Frequently Asked Questions –
Merchant Account Rates & Fees
What is a Discount Rate?
The processing fee associated with a Merchant Account. It is the percentage of the gross transaction amount that the acquiring bank and processor deduct (along with all other rates and fees) prior to transferring the deposit into the merchant’s bank account. Typical Discount Rates internationally range from 3 to 10% of the credit card transactions, depending on the merchant’s type of business and various other factors determined by the specific acquiring bank and/or processor at the time of underwriting. High volume and/or low risk accounts may qualify for lower Discount Rates. Well established businesses with good processing history can also qualify for a lower Discount Rate.
What is a Per Transaction Fee?
The fee associated with each transaction processed through a Merchant Account.
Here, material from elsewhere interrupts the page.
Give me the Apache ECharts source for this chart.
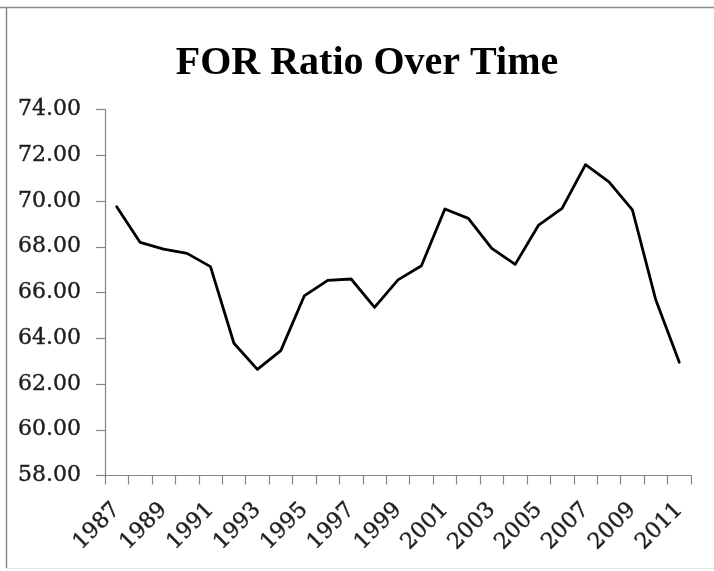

It is a nominal amount charged on each transaction. Typical Per Transaction Fees through International Banks range from USD 0.35 to 1.00 of each transaction. This is similar and in addition to the Discount Rate in that it is also based on funds processed.
What is a Chargeback Fee?
The fee charged for each Chargeback the merchant account experiences. Typical Chargeback Fees range from USD 25 to 40 per Chargeback.
What is a Rolling Reserve?
Backup funds (usually 10% of total processing volume for a period of six months) to protect against Excessive Chargebacks that might occur after the merchant has already been settled. The Payout Arrears helps to mitigate this risk, but if there are still chargebacks that come through after the merchant’s funds have been exhausted (minus rate and fee charges), then the reserve is used to offset the chargebacks as well as the fees imposed for each chargeback if necessary. One reason this would be necessary is if the merchant decreases their processing volume, thus resulting in rates, fees, and potential chargebacks totaling more than is available in their new weekly processing amounts. A reserve is usually calculated on a weekly basis on settlement statements and paid out after being held for six months. So, with a six month, ‘Rolling’ Reserve, the first month’s reserve is paid out at the beginning of the seventh month, the second month’s paid out the eighth month, and so on as the total six month reserve is rolled into the next month continuing for the life of the merchant account.
Note that Acquiring Banks outside the US are generally the ones who impose reserves in exchange for being more lenient on the type of businesses they will take, merchants having higher monthly processing volumes without sufficient history, merchants sub par processing history, and/or allowing for higher chargeback thresholds; all requiring more cushion to offset this more relaxed threshold for acceptance into their financial institution for the acquiring of credit card transactions.
On the contrary, US Banks don’t impose Reserves since they generally don’t take risks on such merchants that would need Reserves imposed.
Does IBC Merchant Accounts charge an Application Fee for the Merchant Accounts it provides?
No. There are no upfront application fees. Once a merchant’s application is approved for processing and the MID is ready to be issued, the Acquirer and/or Processor might charge a setup fee for establishing the MID and tech work to integrate the Online Payment Gateway to the new MID.